┌─ Exercise materials

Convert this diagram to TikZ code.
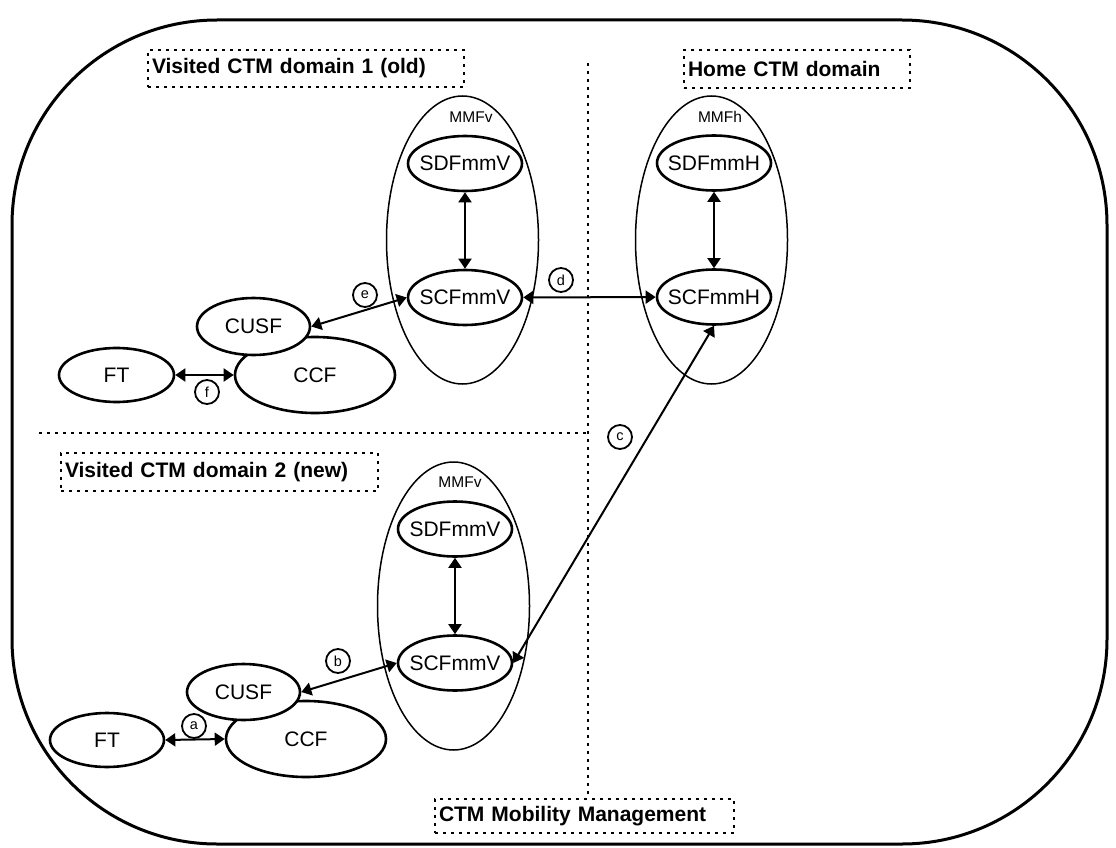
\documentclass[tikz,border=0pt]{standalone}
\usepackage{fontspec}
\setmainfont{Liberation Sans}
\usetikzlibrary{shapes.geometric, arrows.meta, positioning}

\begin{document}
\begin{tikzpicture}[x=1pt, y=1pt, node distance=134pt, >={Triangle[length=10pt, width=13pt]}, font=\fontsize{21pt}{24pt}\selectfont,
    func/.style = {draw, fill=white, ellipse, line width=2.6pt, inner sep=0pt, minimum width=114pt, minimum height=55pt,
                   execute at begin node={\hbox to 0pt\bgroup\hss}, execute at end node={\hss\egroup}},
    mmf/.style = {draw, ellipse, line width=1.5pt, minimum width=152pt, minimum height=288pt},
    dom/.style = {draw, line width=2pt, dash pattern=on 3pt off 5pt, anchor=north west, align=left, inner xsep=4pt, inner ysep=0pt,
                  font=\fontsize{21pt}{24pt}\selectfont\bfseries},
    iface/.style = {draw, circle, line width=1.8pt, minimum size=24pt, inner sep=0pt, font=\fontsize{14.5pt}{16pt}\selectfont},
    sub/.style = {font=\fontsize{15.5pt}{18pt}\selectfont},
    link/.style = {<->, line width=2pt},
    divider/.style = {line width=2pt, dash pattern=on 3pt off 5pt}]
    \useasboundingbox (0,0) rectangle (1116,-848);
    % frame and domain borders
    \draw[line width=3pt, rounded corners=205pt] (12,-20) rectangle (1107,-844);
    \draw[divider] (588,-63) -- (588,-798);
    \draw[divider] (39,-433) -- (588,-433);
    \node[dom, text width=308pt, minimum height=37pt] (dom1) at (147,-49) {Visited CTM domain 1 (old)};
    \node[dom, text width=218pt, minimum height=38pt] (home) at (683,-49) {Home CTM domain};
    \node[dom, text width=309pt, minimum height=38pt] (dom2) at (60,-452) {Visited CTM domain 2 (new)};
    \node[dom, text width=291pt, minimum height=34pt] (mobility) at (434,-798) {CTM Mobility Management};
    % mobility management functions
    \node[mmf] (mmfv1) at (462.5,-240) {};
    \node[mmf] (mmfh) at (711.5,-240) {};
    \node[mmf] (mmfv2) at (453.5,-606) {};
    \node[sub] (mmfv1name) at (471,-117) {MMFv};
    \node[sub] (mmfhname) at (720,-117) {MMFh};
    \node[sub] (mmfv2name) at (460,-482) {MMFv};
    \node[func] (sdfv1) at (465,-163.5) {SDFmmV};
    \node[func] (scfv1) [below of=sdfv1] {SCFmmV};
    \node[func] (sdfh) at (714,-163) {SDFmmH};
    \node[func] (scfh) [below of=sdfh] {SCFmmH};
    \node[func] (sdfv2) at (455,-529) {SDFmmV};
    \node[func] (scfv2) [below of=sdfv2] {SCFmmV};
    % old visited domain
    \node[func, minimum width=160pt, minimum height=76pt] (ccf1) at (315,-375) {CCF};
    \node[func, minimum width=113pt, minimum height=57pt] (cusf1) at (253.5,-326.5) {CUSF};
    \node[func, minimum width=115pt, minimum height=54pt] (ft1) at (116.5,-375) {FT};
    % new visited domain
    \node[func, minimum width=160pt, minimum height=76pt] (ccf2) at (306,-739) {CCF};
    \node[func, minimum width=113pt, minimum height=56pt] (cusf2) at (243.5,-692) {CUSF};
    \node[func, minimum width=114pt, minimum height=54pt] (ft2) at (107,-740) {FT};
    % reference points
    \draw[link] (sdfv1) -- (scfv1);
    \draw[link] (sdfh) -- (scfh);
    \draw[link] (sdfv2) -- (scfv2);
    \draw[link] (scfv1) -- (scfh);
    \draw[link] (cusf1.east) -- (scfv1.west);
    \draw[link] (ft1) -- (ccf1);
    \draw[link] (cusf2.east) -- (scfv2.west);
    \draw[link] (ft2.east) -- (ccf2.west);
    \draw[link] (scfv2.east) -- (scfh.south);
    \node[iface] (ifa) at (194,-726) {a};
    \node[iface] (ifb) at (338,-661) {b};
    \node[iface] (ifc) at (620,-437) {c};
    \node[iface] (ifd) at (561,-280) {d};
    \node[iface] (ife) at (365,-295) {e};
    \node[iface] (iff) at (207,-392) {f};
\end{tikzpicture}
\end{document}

└─
┌─ Exercise materials

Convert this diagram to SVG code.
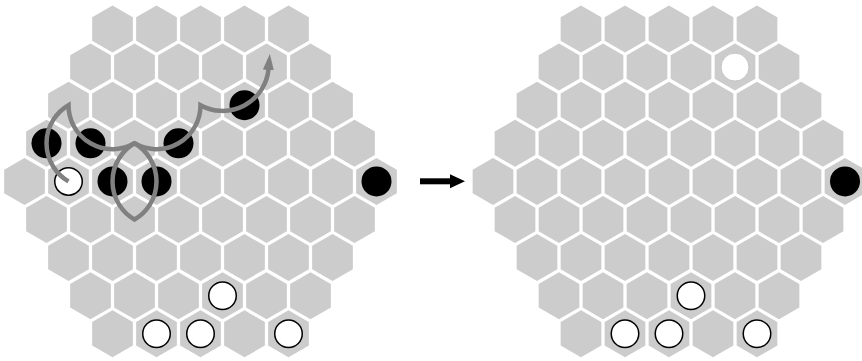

└─

**What you have to do**
Your task is to pick out every line with the string "Convert" and copy it.

**Solved exercise**
Convert this diagram to TikZ code.
Convert this diagram to SVG code.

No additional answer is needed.